As a success term, on the other hand, ‘replication’ is intended to be a criterion of scientific success and experimental reliability. “In this sense, ‘to replicate’ means to produce a study or an experiment that yields the same result as a previous study or experiment,” Fletcher explains. He calls it a “success term” because, for any study, one has either successfully replicated a previous study or not, and it’s the resulting ‘yes’ or ‘no’ answer that is supposed to bear on whether the original study was reliable. “Instead of trying to answer the question of whether a particular study was reliable by the accumulation and amalgamation of evidence,” Fletcher elaborates, “it’s answered through the application of this criterion of replication.”
Fletcher maintains that equivocation between these two senses of ‘replicate’ has only confounded discussion about the replication crisis. He emphasizes that one need not uphold replication as a criterion of scientific success while being committed to replication as a method.
Is Replication-as-Success Successful?
In fact, Fletcher thinks there might be good reasons to abandon the conception of replication as a criterion of success: “Replication as a success term doesn’t have the logical properties one would want for a criterion of scientific success,” he says. For one thing, Fletcher points out, replication-as-success can be asymmetric: There are circumstances in which one study replicates another, but not vice versa. Thus, if we uphold replication as a criterion of scientific success, it seems that the total evidence for a particular hypothesis might depend on which study was conducted first. But in evaluating the evidence for a hypothesis, why should it matter in what order the studies were conducted?

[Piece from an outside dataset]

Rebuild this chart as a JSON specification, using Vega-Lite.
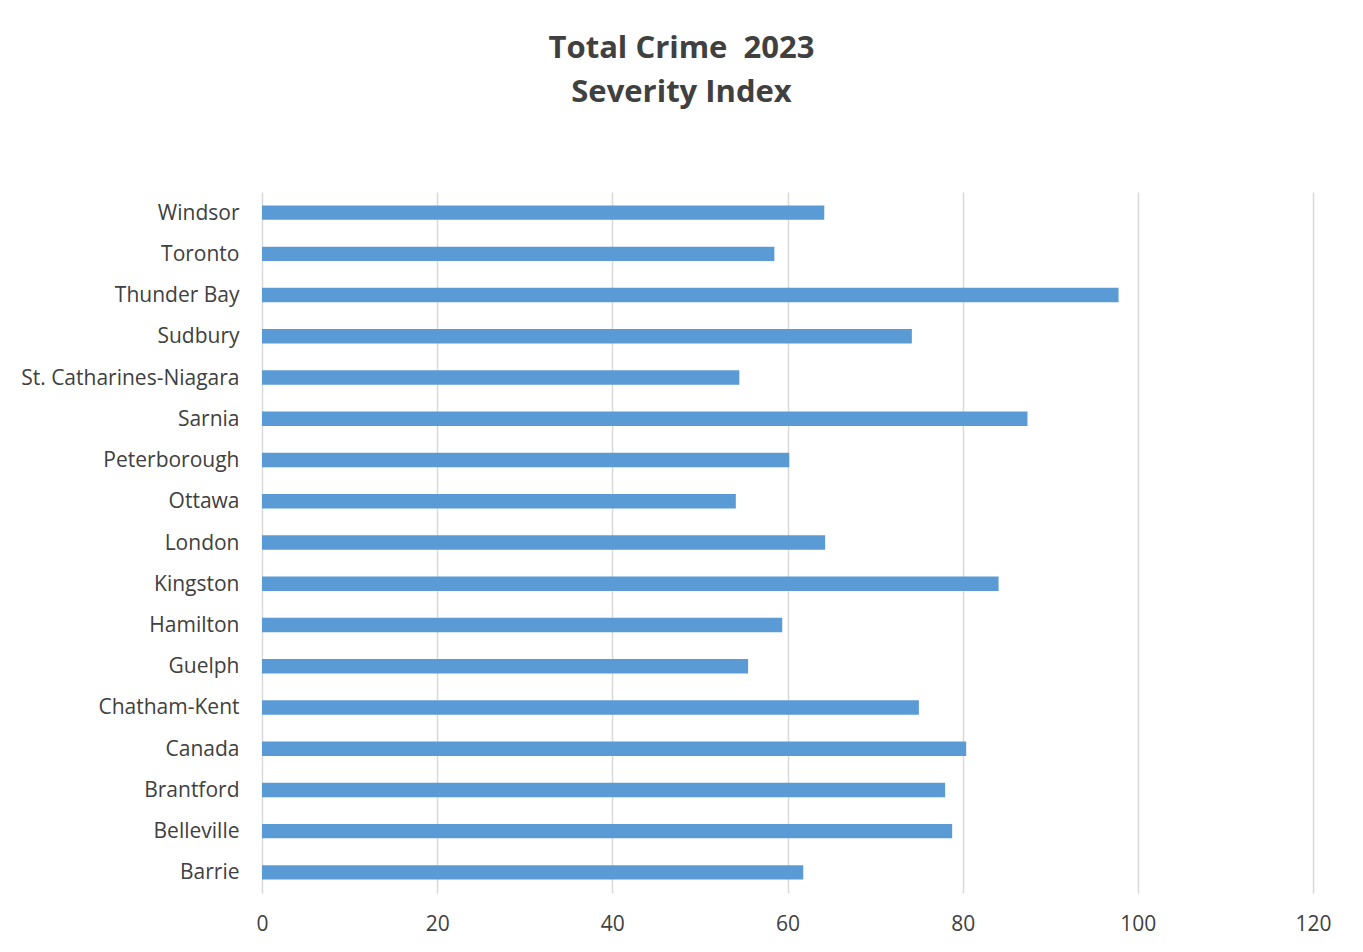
{
  "$schema": "https://vega.github.io/schema/vega-lite/v6.json",
  "width": 1051,
  "height": 701,
  "autosize": {"type": "none"},
  "padding": {"left": 262, "top": 192, "right": 50, "bottom": 59},
  "background": "white",
  "title": {
    "text": ["Total Crime \u00a02023", "Severity Index"],
    "font": "Open Sans",
    "fontSize": 31,
    "fontWeight": "bold",
    "color": "#404040",
    "anchor": "middle",
    "dx": -106,
    "offset": 83,
    "lineHeight": 44
  },
  "data": {
    "values": [
      {"city": "Windsor", "value": 64.2},
      {"city": "Toronto", "value": 58.5},
      {"city": "Thunder Bay", "value": 97.8},
      {"city": "Sudbury", "value": 74.2},
      {"city": "St. Catharines-Niagara", "value": 54.5},
      {"city": "Sarnia", "value": 87.4},
      {"city": "Peterborough", "value": 60.2},
      {"city": "Ottawa", "value": 54.1},
      {"city": "London", "value": 64.3},
      {"city": "Kingston", "value": 84.1},
      {"city": "Hamilton", "value": 59.4},
      {"city": "Guelph", "value": 55.5},
      {"city": "Chatham-Kent", "value": 75.0},
      {"city": "Canada", "value": 80.4},
      {"city": "Brantford", "value": 78.0},
      {"city": "Belleville", "value": 78.8},
      {"city": "Barrie", "value": 61.8}
    ]
  },
  "mark": {"type": "bar", "color": "#5B9BD5"},
  "encoding": {
    "y": {
      "field": "city",
      "type": "nominal",
      "sort": null,
      "scale": {"paddingInner": 0.65, "paddingOuter": 0.325},
      "axis": {
        "title": null,
        "domain": false,
        "ticks": false,
        "labelPadding": 23,
        "labelOffset": 1,
        "labelFont": "Open Sans",
        "labelFontSize": 21,
        "labelColor": "#404040",
        "labelLimit": 400
      }
    },
    "x": {
      "field": "value",
      "type": "quantitative",
      "scale": {"domain": [0, 120], "nice": false},
      "axis": {
        "title": null,
        "values": [0, 20, 40, 60, 80, 100, 120],
        "domain": false,
        "ticks": false,
        "grid": true,
        "gridColor": "#D9D9D9",
        "gridWidth": 1.5,
        "labelFlush": false,
        "labelPadding": 20,
        "labelFont": "Open Sans",
        "labelFontSize": 21,
        "labelColor": "#404040"
      }
    }
  },
  "config": {"view": {"stroke": null}}
}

Moreover, Fletcher thinks that replication is too “coarse-grained” of a criterion to represent the total evidence available for a hypothesis. “Mainstream accounts of evidence and confirmation say that one should update her beliefs about the world on the basis of the total evidence available,” Fletcher explains, “but this total evidence can be as complex as the data itself.” One study may replicate another, finding the same effect as the first study, but also imply that the observed effect is smaller or larger than suggested by the original study. A simple ‘yes’ or ‘no’ answer to the question ‘Was the study replicated?’ fails to capture this complexity and hence fails to represent the total evidence in favor of the hypothesis.
Alternatives to Replication
Proposals abound in how to deal with the replication crisis. Some promote making research more transparent through the standardization and pre-registration of scientists’ statistical and experimental methods. Others propose lowering the significance threshold for scientific studies. The most typical significance threshold in the fields afflicted by the replication crisis is 0.05, meaning that the probability of erroneously rejecting a hypothesis must be less than 5%. Some propose that the standard should be reduced to 0.005, making the probability of producing a false positive result less than half of a percent. But Fletcher is skeptical of many of these proposed technical fixes: “Changing the significance threshold will make it harder for there to be false positive results,” he explains, “but it won’t change the underlying methodological problems facing scientific research.”
Fletcher instead proposes abandoning the idea of replication as a criterion of success, opting instead for the adoption of metanalytic methods, which he describes as “processes of combining the data analyses of many different studies in order to assess the total evidential support for a particular hypothesis.” Such an approach, argues Fletcher, has the advantage of providing a total assessment of the available evidence, rather than relying on a coarse-grained criterion of reliability and success like replication.
Fletcher admits that this proposal is a controversial one. “The idea of replication as success is so ingrained in people’s minds that I think it’s hard to think about things in a different way,” he says. But Fletcher again emphasizes the role of the philosopher of science in thinking differently, in order to sort out what’s really at stake in the replication crisis. “Philosophers, in virtue of their training, are particularly suited to zooming out from the details and seeing how everything does and does not fit together,” he explains, “and this is essential to identify what’s at stake in the crisis and to figure out what it means for science and, just as importantly, what it doesn’t mean.”